Sarebbe tuttavia giusto e necessario trovare un compromesso. E la strada prova a indicarla proprio Ilda Boccassini che durante  un evento pubblico cui ha partecipato di recente, ha distinto tra i colleghi che nel silenzio e lontano dai riflettori lavorano senza favore dei media e chi, invece, sembra usare la giustizia per scopi personali, per la carriera, per entrare in politica. Si sente a disagio quando si inneggia al lavoro dei magistrati, così come individua esattamente il vulnus, il centro del problema: “La conflittualità tra media, magistratura e politica è stata talmente alta da impedire la riflessione la riflessione tra noi”. Difficilissimo, quasi impossibile, fare autocritica quando si è parte di una categoria perennemente sotto attacco.
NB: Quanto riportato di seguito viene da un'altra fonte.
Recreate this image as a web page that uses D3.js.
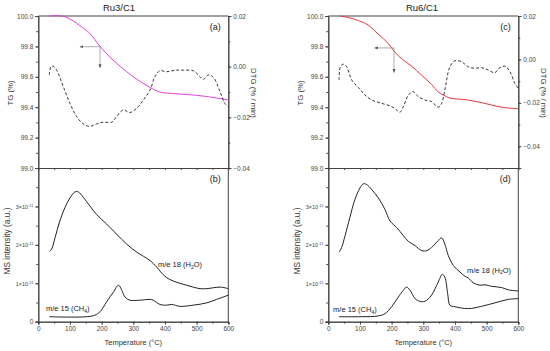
<!DOCTYPE html>
<html>
<head>
<meta charset="utf-8">
<script src="https://cdn.jsdelivr.net/npm/d3@7"></script>
<style>
  body { margin: 0; background: #fff; }
  svg { font-family: "Liberation Sans", Arial, sans-serif; }
  .axis path, .axis line { stroke: #444; }
  .axis text { fill: #444; font-size: 6.5px; }
</style>
</head>
<body>
<svg id="chart" width="550" height="351"></svg>
<script>
// Ru3/C1 TG (%) and DTG (%/min), temperature in °C
var tg3T   = [35, 74, 100, 142, 163, 195, 226, 258, 300, 353, 384, 426, 489, 532, 600];
var tg3V   = [100.0, 100.0, 99.98, 99.92, 99.885, 99.80, 99.73, 99.67, 99.60, 99.53, 99.50, 99.49, 99.48, 99.47, 99.448];
var dtg3T  = [35, 40, 47, 58, 79, 100, 121, 142, 163, 184, 205, 232, 247, 268, 289, 311, 332, 353, 368, 384, 405, 432, 458, 489, 511, 521, 537, 553, 574, 589, 600];
var dtg3V  = [-0.0033, 0.0, 0.0002, -0.0014, -0.0079, -0.0145, -0.0197, -0.0226, -0.0236, -0.0226, -0.0219, -0.0219, -0.0197, -0.0171, -0.0181, -0.0164, -0.0131, -0.0092, -0.0040, -0.0016, -0.0020, -0.0014, -0.0014, -0.0016, -0.0040, -0.0050, -0.0033, -0.0042, -0.0099, -0.0145, -0.0158];
// Ru3/C1 MS signals (×1e-11)
var h2o3T  = [35, 42, 53, 68, 84, 100, 116, 126, 142, 163, 184, 216, 247, 279, 311, 353, 374, 400, 426, 468, 511, 532, 574, 600];
var h2o3V  = [1.83, 1.89, 2.19, 2.62, 2.97, 3.22, 3.38, 3.38, 3.24, 3.01, 2.79, 2.54, 2.28, 2.02, 1.81, 1.59, 1.42, 1.18, 1.06, 0.95, 0.86, 0.86, 0.90, 0.86];
var ch43T  = [35, 89, 153, 179, 195, 216, 237, 253, 263, 274, 289, 321, 353, 363, 384, 405, 421, 447, 489, 532, 563, 600];
var ch43V  = [0.13, 0.12, 0.13, 0.17, 0.26, 0.52, 0.77, 0.95, 0.83, 0.64, 0.56, 0.56, 0.58, 0.56, 0.45, 0.43, 0.45, 0.40, 0.43, 0.49, 0.58, 0.69];

// Ru6/C1
var tg6T   = [37, 63, 95, 126, 158, 189, 211, 237, 263, 295, 326, 347, 363, 384, 400, 432, 484, 547, 600];
var tg6V   = [100.0, 99.99, 99.97, 99.94, 99.88, 99.82, 99.76, 99.71, 99.67, 99.61, 99.55, 99.50, 99.48, 99.46, 99.455, 99.45, 99.43, 99.40, 99.39];
var dtg6T  = [34, 38, 47, 58, 74, 95, 116, 137, 168, 200, 216, 226, 237, 253, 268, 284, 305, 326, 347, 358, 368, 384, 400, 421, 442, 463, 484, 505, 526, 539, 558, 574, 589, 600];
var dtg6V  = [-0.0095, -0.0034, -0.0022, -0.0034, -0.0095, -0.0129, -0.0164, -0.0187, -0.0202, -0.0217, -0.0233, -0.0243, -0.0217, -0.0164, -0.0148, -0.0171, -0.0187, -0.0194, -0.0220, -0.0202, -0.0141, -0.0034, -0.0006, -0.0011, -0.0034, -0.0041, -0.0038, -0.0049, -0.0061, -0.0041, -0.0031, -0.0057, -0.0110, -0.0133];
var h2o6T  = [34, 42, 53, 68, 84, 100, 111, 121, 137, 158, 179, 195, 216, 237, 253, 274, 295, 311, 326, 347, 358, 368, 379, 395, 416, 432, 442, 458, 479, 495, 516, 547, 568, 600];
var h2o6V  = [1.81, 1.93, 2.24, 2.71, 3.18, 3.48, 3.59, 3.57, 3.44, 3.22, 2.92, 2.62, 2.45, 2.24, 2.09, 1.98, 1.85, 1.85, 1.93, 2.11, 2.18, 2.02, 1.72, 1.46, 1.29, 1.18, 1.14, 1.01, 0.95, 0.96, 0.92, 0.89, 0.83, 0.80];
var ch46T  = [34, 105, 158, 179, 200, 221, 237, 247, 258, 274, 289, 305, 326, 347, 360, 368, 377, 384, 400, 442, 484, 526, 568, 600];
var ch46V  = [0.13, 0.13, 0.15, 0.21, 0.39, 0.64, 0.82, 0.90, 0.82, 0.60, 0.53, 0.53, 0.69, 1.03, 1.23, 1.16, 0.73, 0.43, 0.39, 0.34, 0.40, 0.49, 0.58, 0.60];

var tempTicks = [0, 100, 200, 300, 400, 500, 600];
var tgTicks   = [99.0, 99.2, 99.4, 99.6, 99.8, 100.0];
var dtgTicks  = [-0.04, -0.02, 0.00, 0.02];
var msTicks   = [0, 1, 2, 3];

function zip(a, b) { return a.map(function(d, i) { return [d, b[i]]; }); }

var svg = d3.select('#chart');
var defs = svg.append('defs');
defs.append('marker')
    .attr('id', 'arr').attr('viewBox', '0 0 6 6')
    .attr('refX', 5).attr('refY', 3)
    .attr('markerWidth', 5).attr('markerHeight', 5)
    .attr('orient', 'auto')
  .append('path').attr('d', 'M0,0.8L6,3L0,5.2Z').attr('fill', '#555');

function panel(opt) {
    var x = d3.scaleLinear().domain([0, 600]).range([opt.x0, opt.x0 + 190]);
    var yTg = d3.scaleLinear().domain([99.0, 100.0]).range([168, 16]);
    var yDtg = d3.scaleLinear().domain(opt.dtgDomain).range([168, 16]);
    var yMs = d3.scaleLinear().domain([0, 4]).range([321.7, 168]);
    var g = svg.append('g');

    var line = d3.line()
        .x(function(d) { return x(d[0]); })
        .y(function(d) { return d[1]; })
        .curve(d3.curveCatmullRom.alpha(0.5));

    // frame top
    g.append('line').attr('x1', x(0)).attr('x2', x(600)).attr('y1', 16).attr('y2', 16)
        .attr('stroke', '#444');
    // TG left axis
    g.append('g').attr('class', 'axis')
        .attr('transform', 'translate(' + x(0) + ',0)')
        .call(d3.axisLeft(yTg).tickValues(d3.range(99.0, 100.01, 0.1)).tickSize(2).tickFormat(''));
    g.append('g').attr('class', 'axis')
        .attr('transform', 'translate(' + x(0) + ',0)')
        .call(d3.axisLeft(yTg).tickValues(tgTicks).tickSize(3).tickPadding(2)
            .tickFormat(d3.format('.1f')));
    // DTG right axis
    g.append('g').attr('class', 'axis')
        .attr('transform', 'translate(' + x(600) + ',0)')
        .call(d3.axisRight(yDtg).tickValues(d3.range(opt.dtgDomain[0], 0.0201, 0.01)).tickSize(2).tickFormat(''));
    g.append('g').attr('class', 'axis')
        .attr('transform', 'translate(' + x(600) + ',0)')
        .call(d3.axisRight(yDtg).tickValues(dtgTicks).tickSize(3).tickPadding(2)
            .tickFormat(d3.format('.2f')));
    // middle x axis (no labels)
    g.append('g').attr('class', 'axis')
        .attr('transform', 'translate(0,168)')
        .call(d3.axisBottom(x).tickValues(d3.range(0, 601, 50)).tickSize(2).tickFormat(''));

    // MS axes
    g.append('g').attr('class', 'axis')
        .attr('transform', 'translate(' + x(0) + ',0)')
        .call(d3.axisLeft(yMs).tickValues(d3.range(0, 4.01, 0.5)).tickSize(2).tickFormat(''));
    var msAxis = g.append('g').attr('class', 'axis')
        .attr('transform', 'translate(' + x(0) + ',0)')
        .call(d3.axisLeft(yMs).tickValues(msTicks).tickSize(3).tickPadding(2));
    msAxis.selectAll('.tick text').each(function(d) {
        var t = d3.select(this).text('');
        if (d === 0) { t.text('0'); return; }
        t.style('font-size', '5.5px');
        t.append('tspan').text(d + '\u00d710');
        t.append('tspan').attr('dy', '-0.5em').style('font-size', '3.8px').text('-11');
    });
    g.append('line').attr('x1', x(600)).attr('x2', x(600)).attr('y1', 168).attr('y2', 321.7)
        .attr('stroke', '#444');
    g.append('g').attr('class', 'axis')
        .attr('transform', 'translate(0,321.7)')
        .call(d3.axisBottom(x).tickValues(d3.range(0, 601, 50)).tickSize(2).tickFormat(''));
    g.append('g').attr('class', 'axis')
        .attr('transform', 'translate(0,321.7)')
        .call(d3.axisBottom(x).tickValues(tempTicks).tickSize(3).tickPadding(2));
    g.selectAll('.axis .domain').attr('stroke', '#444');

    // curves
    g.append('path').datum(zip(opt.tgT, opt.tgV).map(function(d) { return [d[0], yTg(d[1])]; }))
        .attr('d', line).attr('fill', 'none').attr('stroke', opt.color).attr('stroke-width', 1);
    g.append('path').datum(zip(opt.dtgT, opt.dtgV).map(function(d) { return [d[0], yDtg(d[1])]; }))
        .attr('d', line).attr('fill', 'none').attr('stroke', '#222').attr('stroke-width', 0.9)
        .attr('stroke-dasharray', '3,2');
    g.append('path').datum(zip(opt.h2oT, opt.h2oV).map(function(d) { return [d[0], yMs(d[1])]; }))
        .attr('d', line).attr('fill', 'none').attr('stroke', '#222').attr('stroke-width', 1);
    g.append('path').datum(zip(opt.ch4T, opt.ch4V).map(function(d) { return [d[0], yMs(d[1])]; }))
        .attr('d', line).attr('fill', 'none').attr('stroke', '#222').attr('stroke-width', 1);

    // arrows
    var ax = x(opt.arrow[0]), ay = yTg(opt.arrow[1]);
    g.append('line').attr('x1', ax).attr('y1', ay).attr('x2', x(opt.arrow[2])).attr('y2', ay)
        .attr('stroke', '#999').attr('stroke-width', 0.8).attr('marker-end', 'url(#arr)');
    g.append('line').attr('x1', ax).attr('y1', ay).attr('x2', ax).attr('y2', yTg(opt.arrow[3]))
        .attr('stroke', '#999').attr('stroke-width', 0.8).attr('marker-end', 'url(#arr)');

    // texts
    var cx = x(300);
    g.append('text').attr('x', opt.titleX).attr('y', 10.5).attr('text-anchor', 'middle')
        .style('font-size', '9.5px').attr('fill', '#222').text(opt.title);
    g.append('text').attr('x', x(600) - 7.5).attr('y', 30).attr('text-anchor', 'end')
        .style('font-size', '9px').attr('fill', '#222').text(opt.tag1);
    g.append('text').attr('x', x(600) - 7.5).attr('y', 182).attr('text-anchor', 'end')
        .style('font-size', '9px').attr('fill', '#222').text(opt.tag2);
    g.append('text').attr('transform', 'translate(' + (opt.x0 - 25) + ',93) rotate(-90)')
        .attr('text-anchor', 'middle').style('font-size', '7.8px').attr('fill', '#333').text('TG (%)');
    g.append('text').attr('transform', 'translate(' + (opt.x0 + 213) + ',93) rotate(90)')
        .attr('text-anchor', 'middle').style('font-size', '7.8px').attr('fill', '#333').text('DTG (% / min)');
    g.append('text').attr('transform', 'translate(' + (opt.x0 - 28) + ',241) rotate(-90)')
        .attr('text-anchor', 'middle').style('font-size', '8.3px').attr('fill', '#333').text('MS intensity (a.u.)');
    g.append('text').attr('x', cx).attr('y', 345).attr('text-anchor', 'middle')
        .style('font-size', '7.5px').attr('fill', '#333').text('Temperature (\u00b0C)');

    var h = g.append('text').attr('x', x(opt.h2oLbl[0])).attr('y', yMs(opt.h2oLbl[1]))
        .style('font-size', '7.5px').attr('fill', '#222');
    h.append('tspan').text('m/e 18 (H');
    h.append('tspan').attr('dy', '1.8').style('font-size', '5px').text('2');
    h.append('tspan').attr('dy', '-1.8').text('O)');
    var c = g.append('text').attr('x', x(opt.ch4Lbl[0])).attr('y', yMs(opt.ch4Lbl[1]))
        .style('font-size', '7.5px').attr('fill', '#222');
    c.append('tspan').text('m/e 15 (CH');
    c.append('tspan').attr('dy', '1.8').style('font-size', '5px').text('4');
    c.append('tspan').attr('dy', '-1.8').text(')');
}

panel({
    x0: 38.3, title: 'Ru3/C1', titleX: 119, tag1: '(a)', tag2: '(b)', color: '#e640dc',
    dtgDomain: [-0.04, 0.02],
    tgT: tg3T, tgV: tg3V, dtgT: dtg3T, dtgV: dtg3V,
    h2oT: h2o3T, h2oV: h2o3V, ch4T: ch43T, ch4V: ch43V,
    arrow: [195, 99.798, 132, 99.66],
    h2oLbl: [378, 1.43], ch4Lbl: [24, 0.28]
});
panel({
    x0: 328.3, title: 'Ru6/C1', titleX: 422, tag1: '(c)', tag2: '(d)', color: '#e8323a',
    dtgDomain: [-0.05, 0.02],
    tgT: tg6T, tgV: tg6V, dtgT: dtg6T, dtgV: dtg6V,
    h2oT: h2o6T, h2oV: h2o6V, ch4T: ch46T, ch4V: ch46V,
    arrow: [207.5, 99.79, 147, 99.63],
    h2oLbl: [438, 1.28], ch4Lbl: [15, 0.24]
});
</script>
</body>
</html>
Impossibile, perché qualunque cedimento poteva, e può, essere percepito come una crepa nel muro, una crepa da utilizzare per creare malanimo e conflittualità.
Il consenso sociale di cui la magistratura ha goduto in alcuni ambiti ha finito per rivelarsi una patologia del nostro sistema; Boccassini fa l’esempio di quando durante Mani pulite, lavorava a Palermo. Lì il lavoro dei giudici era un lavoro di trincea. Si viveva come se si stesse in carcere, come se tra cacciatori e prede non vi fosse soluzione di continuità. Andare a Milano, negli stessi mesi, negli stessi giorni, e vedere acclamati i giudici che stavano gestendo processi politici, era una dinamica incomprensibile per chi viveva “bunkerizzato”. Per un magistrato pronunciare parole come queste ha un che di rivoluzionario. Difficile rompere il fronte comune, difficile farlo quando per anni qualunque critica alla magistratura che rompesse il muro del silenzio, che giungesse a occupare i media, che venisse commentata, è stata la manifestazione del populismo personalistico di Berlusconi.
Eppure, forse, questo è il momento in cui la magistratura ha una reale possibilità di cambiamento. Libero il paese dall’anomalia berlusconiana, sarà possibile pensare di nuovo alla normalità.